Raramente yo podía estar con ellos en dicha ocasión, porque el deber me llamaba en otro lugar. Durante el mediodía, efectivamente, como ya lo he rememorado, debía estar con Quintino, Antoniuccio, Cesare y los otros muchachos en la torre de la iglesia para repicar “largamente”, es decir echar a vuelo las campanas, como se acostumbraba hacer los mediodías en la época de la trilla, en señal de fiesta.
Me estoy yendo por las ramas. Volviendo al tema y como ya lo he dicho, Don Ricardo D’Auro (por mi tío), cuando yo era niño, al inicio de los años treinta, era el Oficial de Correos de Borrello. En realidad él era tío de mi madre, por estar casado con Lucietta, hermana del abuelo Tommaso.
Era un personaje pleno de dignidad, correcto y también un poco excéntrico. Una hermosa cabeza (quizás calva, atendiendo que sus hijos lo son), barba blanca más bien descuidada que larga y ligeramente estrábico. Era un empedernido fumador de pipa.
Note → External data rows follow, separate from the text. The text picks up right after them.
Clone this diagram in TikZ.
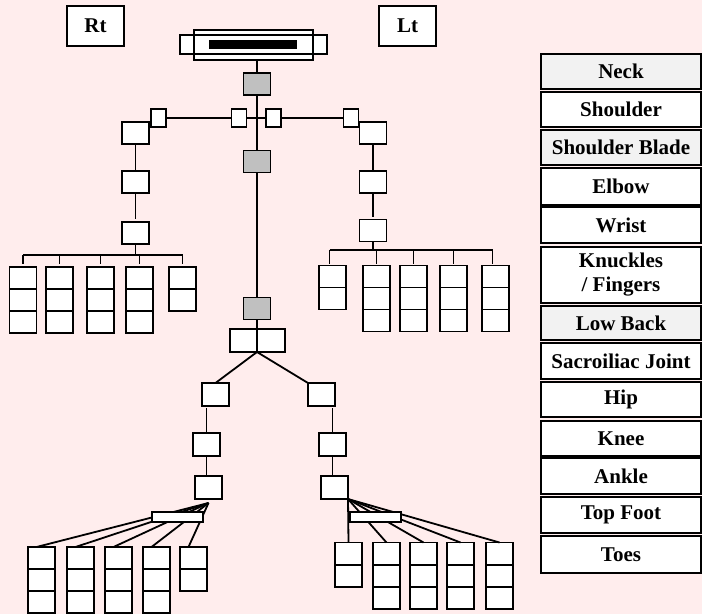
\documentclass[tikz,border=0pt]{standalone}
\usepackage{fontspec}
\setmainfont{Liberation Serif}
\usetikzlibrary{calc}
\definecolor{bg}{RGB}{255,237,237}
\definecolor{gbox}{RGB}{192,192,192}
\definecolor{lgray}{RGB}{242,242,242}
\begin{document}
\begin{tikzpicture}[x=1pt,y=-1pt,
  bx/.style={draw, fill=white, line width=1.9pt, inner sep=0pt, outer sep=0pt},
  cell/.style={bx, minimum width=27pt, minimum height=22pt},
  sq/.style={bx, minimum width=27pt, minimum height=22pt},
  gx/.style={sq, fill=gbox},
  sm/.style={bx, minimum width=15pt, minimum height=18pt},
  ln/.style={line width=1.8pt},
  lab/.style={font=\fontsize{21}{24}\selectfont\bfseries, align=center},
  leg/.style={bx, line width=2pt, lab, minimum width=160pt}]
\fill[bg] (0,0) rectangle (702,614);
\useasboundingbox (0,0) rectangle (702,614);

% side labels
\node[bx, lab, minimum width=57pt, minimum height=40pt] (rt) at (95.5,26) {Rt};
\node[bx, lab, minimum width=57pt, minimum height=40pt] (lt) at (407.5,26) {Lt};

% head
\node[bx, minimum width=147pt, minimum height=19pt] (hout) at (253.5,44.5) {};
\node[bx, minimum width=119pt, minimum height=30pt] (hin) at (253.5,45) {};
\draw[line width=1.9pt] (hout.north west) rectangle (hout.south east);
\node[fill=black, inner sep=0pt, minimum width=88pt, minimum height=9pt] (hbar) at (253,44.5) {};

% spine
\node[gx] (g1) at (257,84) {};
\node[gx] (g2) at (257,161.5) {};
\node[gx] (g3) at (257,308.5) {};
\node[sq, minimum height=23pt] (pl) at (243.5,340.5) {};
\node[sq, minimum width=28pt, minimum height=23pt] (pr) at (271,340.5) {};

% shoulders / arms
\node[sq] (lsh) at (135.5,133) {};
\node[sq] (rsh) at (373,133) {};
\node[sm] (lsm) at (158.5,118) {};
\node[sm] (mls) at (239,118) {};
\node[sm] (mrs) at (273.5,118) {};
\node[sm] (rsm) at (351,118) {};
\node[sq] (lel) at (135.5,182) {};
\node[sq] (rel) at (373,182) {};
\node[sq] (lwr) at (135.5,233) {};
\node[sq] (rwr) at (373,230.5) {};

% fingers
\foreach \x/\n [count=\i] in {23/3,59.5/3,100.5/3,139.5/3,182.5/2}{
  \foreach \y [count=\j] in {278,300,322}{
    \ifnum\j>\n\relax\else\node[cell] (lf\i-\j) at (\x,\y) {};\fi
  }
}
\foreach \x/\n [count=\i] in {332.5/2,376.5/3,413.5/3,453.5/3,495.5/3}{
  \foreach \y [count=\j] in {276.5,298.5,320.5}{
    \ifnum\j>\n\relax\else\node[cell] (rf\i-\j) at (\x,\y) {};\fi
  }
}

% legs
\node[sq, minimum height=23pt] (lhip) at (215.5,394.5) {};
\node[sq, minimum height=23pt] (rhip) at (321.5,394.5) {};
\node[sq, minimum height=23pt] (lkn) at (206.5,444.5) {};
\node[sq, minimum height=23pt] (rkn) at (332.5,444.5) {};
\node[sq, minimum height=23pt] (lan) at (208.5,487.5) {};
\node[sq, minimum height=23pt] (ran) at (334.5,487.5) {};

% toes
\foreach \x/\n [count=\i] in {41.5/3,80.5/3,118.5/3,156.5/3,193.5/2}{
  \foreach \y [count=\j] in {558,580,602}{
    \ifnum\j>\n\relax\else\node[cell] (lt\i-\j) at (\x,\y) {};\fi
  }
}
\foreach \x/\n [count=\i] in {348.5/2,386.5/3,423.5/3,460.5/3,499.5/3}{
  \foreach \y [count=\j] in {553.5,576,598}{
    \ifnum\j>\n\relax\else\node[cell] (rt\i-\j) at (\x,\y) {};\fi
  }
}

% connectors: spine
\draw[ln] (g1.north |- hin.south) -- (g1.north);
\draw[ln] (g1.south) -- (g2.north);
\draw[ln] (g2.south) -- (g3.north);
\draw[ln] (g3.south) -- (pl.north east);
\draw[ln] (lsm.east) -- (mls.west);
\draw[ln] (mls.east) -- (mrs.west);
\draw[ln] (mrs.east) -- (rsm.west);

% arms
\draw[ln] (lsh.south) -- (lel.north);
\draw[ln, shorten >=3pt] (lel.south) -- (lwr.north);
\draw[ln] (rsh.south) -- (rel.north);
\draw[ln, shorten >=3pt] (rel.south) -- (rwr.north);

% hands
\coordinate (lhb) at (0,255);
\draw[ln] (lf1-1.north |- lhb) -- (lf5-1.north |- lhb);
\draw[ln] (lwr.south) -- (lwr.south |- lhb);
\foreach \i in {1,...,5}{\draw[ln, shorten >=3pt] (lf\i-1.north |- lhb) -- (lf\i-1.north);}
\coordinate (rhb) at (0,250);
\draw[ln] ([xshift=-3pt]rf1-1.north |- rhb) -- ([xshift=-3pt]rf5-1.north |- rhb);
\draw[ln] (rwr.south) -- (rwr.south |- rhb);
\draw[ln, shorten >=2pt] ([xshift=-3pt]rf1-1.north |- rhb) -- ([xshift=-3pt]rf1-1.north);
\foreach \i in {2,...,4}{\draw[ln, shorten >=2pt] (rf\i-1.north |- rhb) -- (rf\i-1.north);}
\draw[ln, shorten >=2pt] ([xshift=-3pt]rf5-1.north |- rhb) -- ([xshift=-3pt]rf5-1.north);

% legs
\draw[ln] (pl.south east) -- (lhip.north);
\draw[ln] (pl.south east) -- (rhip.north west);
\draw[ln, shorten <=2pt] (lkn.north |- lhip.south) -- (lkn.north);
\draw[ln] (lkn.south) -- (lkn.south |- lan.north);
\draw[ln, shorten <=2pt] (rkn.north |- rhip.south) -- (rkn.north);
\draw[ln] (rkn.south) -- (rkn.south |- ran.north);

% feet fans
\coordinate (lfp) at ([yshift=-4pt]lan.south);
\foreach \i in {1,...,5}{\draw[ln] (lfp) -- ([xshift=-5pt]lt\i-1.north);}
\foreach \i in {1,...,5}{\draw[ln] (ran.south east) -- (rt\i-1.north);}
\node[bx, minimum width=51pt, minimum height=10pt] (lfb) at (177.5,517) {};
\node[bx, minimum width=51pt, minimum height=10pt] (rfb) at (375.5,517) {};

% legend
\node[leg, fill=lgray, minimum height=35pt] (k1) at (621,71.5) {Neck};
\node[leg, minimum height=35pt] (k2) at (621,109.5) {Shoulder};
\node[leg, fill=lgray, minimum height=35pt] (k3) at (621,147.5) {Shoulder Blade};
\node[leg, minimum height=37pt] (k4) at (621,186.5) {Elbow};
\node[leg, minimum height=36pt] (k5) at (621,225) {Wrist};
\node[leg, minimum height=56pt] (k6) at (621,275) {Knuckles\\/ Fingers};
\node[leg, fill=lgray, minimum height=34pt] (k7) at (621,323) {Low Back};
\node[leg, minimum height=36pt] (k8) at (621,361) {Sacroiliac Joint};
\node[leg, minimum height=35pt] (k9) at (621,399.5) {Hip};
\node[leg, minimum height=35pt] (k10) at (621,438.5) {Knee};
\node[leg, minimum height=36pt] (k11) at (621,476) {Ankle};
\node[leg, minimum height=36pt] (k12) at (621,515) {Top Foot};
\node[leg, minimum height=37pt] (k13) at (621,554.5) {Toes};
\end{tikzpicture}
\end{document}
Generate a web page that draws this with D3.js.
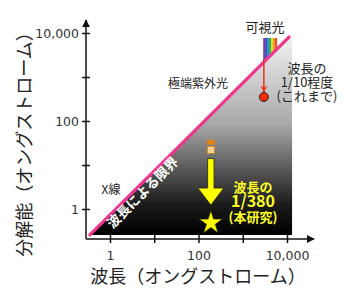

Se puede decir que tenía muchas pipas, generalmente de arcilla rojiza. Se distinguían por la longitud de las boquillas: una de ellas superaba los diez centímetros. Utilizaba por cenicero un brasero de cobre, en el cual, además de las cenizas, arrojaba un gran número de fósforos usados para mantener encendidas sus extrañas pipas.
Vivía en una simpática casa en el Borrello viejo, en la placita situada abajo de la pendiente detrás del Municipio. En la planta baja estaba la oficina postal, en el primer piso la vivienda en sí con elegante baranda en arcos, florida de geranios. Detrás se encontraba la “casita”: un saloncito reservado a reuniones con los veraneantes durante la época estival.
Destinada a la lectura y la conversación, la “casita” prontamente se transformaba en templo de juegos de naipes (los más habituales el “tresette” y el “scopone”). Tío Ricardo los dominaba en el juego y, frecuentemente, dejando de lado su natural cortesía, lograba enfurecer a sus invitados. Buen jugador, no permitía errores o distracciones y, a los gritos, repartía reprimendas y “reproches” a los “chambones” y a quienes alardeaban.
Memorables eran las disputas que mantenía con su sobrino Américo, quien rebatía acaloradamente cada una de sus críticas, éste lo hacía un poco por defender su reputación de buen jugador, pero sobre todo su principal intención era lograr que el tío se irritara y consecuentemente, poder reservarse para sí, las mejores y estentóreas risotadas.
Geómetra, además de ser sumamente entendido en nociones de matemática, era un apasionado cultor de la historia patria. Al respecto, (y esto a mi me impactó), recuerdo que un día, leída en el diario la noticia concerniente a una división de nuestro ejército denominada Assietta, el tío al instante nos dijo que, en su época, en la colina de Assietta, los piamonteses habían derrotado a los franceses.
Convencido nacionalista y denodado sostenedor de la política Mussoliniana, estaba orgulloso de la campaña en Abisinia.
La muerte piadosa lo sorprendió antes de la desilusión.
En el verano de 1932 mamá me había enviado a lo del tío para que tomara lecciones de matemática: con él inmediatamente comprendí la técnica para resolver el “mínimo común múltiplo”, el “máximo común denominador” y la “descomposición en factores primos”, es decir todo aquello que en el colegio no habían sabido explicarme.
Me sentía algo sometido a su autoridad, pero el tío, aunque acalorado y con un pañuelo al cuello, siempre me trató bien. Quizás porque era hijo de Carmelita, la primogénita de su cuñado el profesor Tommaso, quizás un poco halagado por enseñar a un estudiante ... venido de lejos, o quizás porque debía haber presagiado que también yo, algún día, sería considerado una persona “respetable”.
Me trataba bien aún cuando me distraía, y esto, debo confesarlo, acontecía frecuentemente.
Eran, efectivamente, constantes motivos de distracción todas las maniobras que el tío hacía para limpiar, poner tabaco, encender y fumar sus pipas.